**WHAT YOU ARE ASKED TO DO:** Return every line below as is, leaving out the pictures.

**DATA PROVIDED:**

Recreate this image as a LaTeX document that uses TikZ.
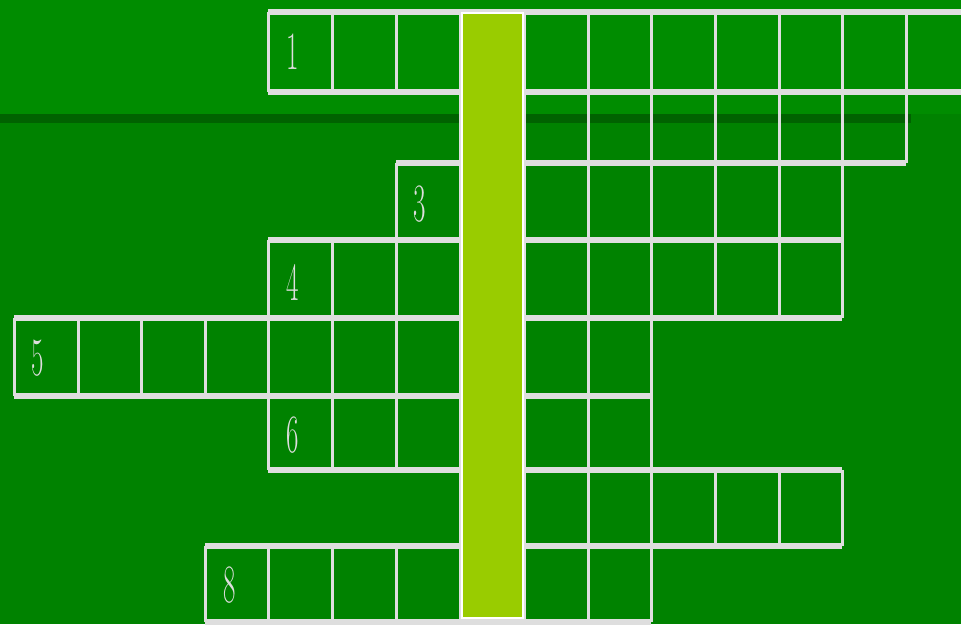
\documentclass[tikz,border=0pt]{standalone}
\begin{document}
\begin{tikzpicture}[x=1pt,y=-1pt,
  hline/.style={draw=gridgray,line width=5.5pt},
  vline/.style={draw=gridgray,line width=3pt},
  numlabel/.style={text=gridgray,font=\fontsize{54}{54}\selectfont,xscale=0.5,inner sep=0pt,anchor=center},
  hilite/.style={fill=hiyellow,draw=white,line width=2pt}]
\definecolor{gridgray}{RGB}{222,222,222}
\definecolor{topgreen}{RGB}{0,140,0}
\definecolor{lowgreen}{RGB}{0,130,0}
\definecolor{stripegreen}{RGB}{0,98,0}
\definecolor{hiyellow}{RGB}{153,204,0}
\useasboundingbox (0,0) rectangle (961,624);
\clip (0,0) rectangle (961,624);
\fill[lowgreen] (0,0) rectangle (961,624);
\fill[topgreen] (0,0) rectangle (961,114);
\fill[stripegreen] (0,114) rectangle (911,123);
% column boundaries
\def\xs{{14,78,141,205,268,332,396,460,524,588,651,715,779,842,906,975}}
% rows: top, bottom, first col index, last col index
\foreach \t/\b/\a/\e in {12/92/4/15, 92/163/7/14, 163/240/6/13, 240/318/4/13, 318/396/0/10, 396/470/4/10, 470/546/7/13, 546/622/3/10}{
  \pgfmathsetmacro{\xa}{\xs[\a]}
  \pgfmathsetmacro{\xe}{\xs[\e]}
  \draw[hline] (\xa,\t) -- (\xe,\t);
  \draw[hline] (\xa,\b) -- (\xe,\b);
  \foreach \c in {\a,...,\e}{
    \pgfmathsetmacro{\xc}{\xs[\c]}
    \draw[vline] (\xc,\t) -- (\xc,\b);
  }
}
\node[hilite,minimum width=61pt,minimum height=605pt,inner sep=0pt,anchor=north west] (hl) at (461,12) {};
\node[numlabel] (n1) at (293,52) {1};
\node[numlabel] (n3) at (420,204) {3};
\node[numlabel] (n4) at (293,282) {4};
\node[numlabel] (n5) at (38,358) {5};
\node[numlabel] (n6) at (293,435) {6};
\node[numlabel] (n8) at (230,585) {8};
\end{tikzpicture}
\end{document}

**EXERCISE ANSWER:**
Recreate this image as a LaTeX document that uses TikZ.
\documentclass[tikz,border=0pt]{standalone}
\begin{document}
\begin{tikzpicture}[x=1pt,y=-1pt,
  hline/.style={draw=gridgray,line width=5.5pt},
  vline/.style={draw=gridgray,line width=3pt},
  numlabel/.style={text=gridgray,font=\fontsize{54}{54}\selectfont,xscale=0.5,inner sep=0pt,anchor=center},
  hilite/.style={fill=hiyellow,draw=white,line width=2pt}]
\definecolor{gridgray}{RGB}{222,222,222}
\definecolor{topgreen}{RGB}{0,140,0}
\definecolor{lowgreen}{RGB}{0,130,0}
\definecolor{stripegreen}{RGB}{0,98,0}
\definecolor{hiyellow}{RGB}{153,204,0}
\useasboundingbox (0,0) rectangle (961,624);
\clip (0,0) rectangle (961,624);
\fill[lowgreen] (0,0) rectangle (961,624);
\fill[topgreen] (0,0) rectangle (961,114);
\fill[stripegreen] (0,114) rectangle (911,123);
% column boundaries
\def\xs{{14,78,141,205,268,332,396,460,524,588,651,715,779,842,906,975}}
% rows: top, bottom, first col index, last col index
\foreach \t/\b/\a/\e in {12/92/4/15, 92/163/7/14, 163/240/6/13, 240/318/4/13, 318/396/0/10, 396/470/4/10, 470/546/7/13, 546/622/3/10}{
  \pgfmathsetmacro{\xa}{\xs[\a]}
  \pgfmathsetmacro{\xe}{\xs[\e]}
  \draw[hline] (\xa,\t) -- (\xe,\t);
  \draw[hline] (\xa,\b) -- (\xe,\b);
  \foreach \c in {\a,...,\e}{
    \pgfmathsetmacro{\xc}{\xs[\c]}
    \draw[vline] (\xc,\t) -- (\xc,\b);
  }
}
\node[hilite,minimum width=61pt,minimum height=605pt,inner sep=0pt,anchor=north west] (hl) at (461,12) {};
\node[numlabel] (n1) at (293,52) {1};
\node[numlabel] (n3) at (420,204) {3};
\node[numlabel] (n4) at (293,282) {4};
\node[numlabel] (n5) at (38,358) {5};
\node[numlabel] (n6) at (293,435) {6};
\node[numlabel] (n8) at (230,585) {8};
\end{tikzpicture}
\end{document}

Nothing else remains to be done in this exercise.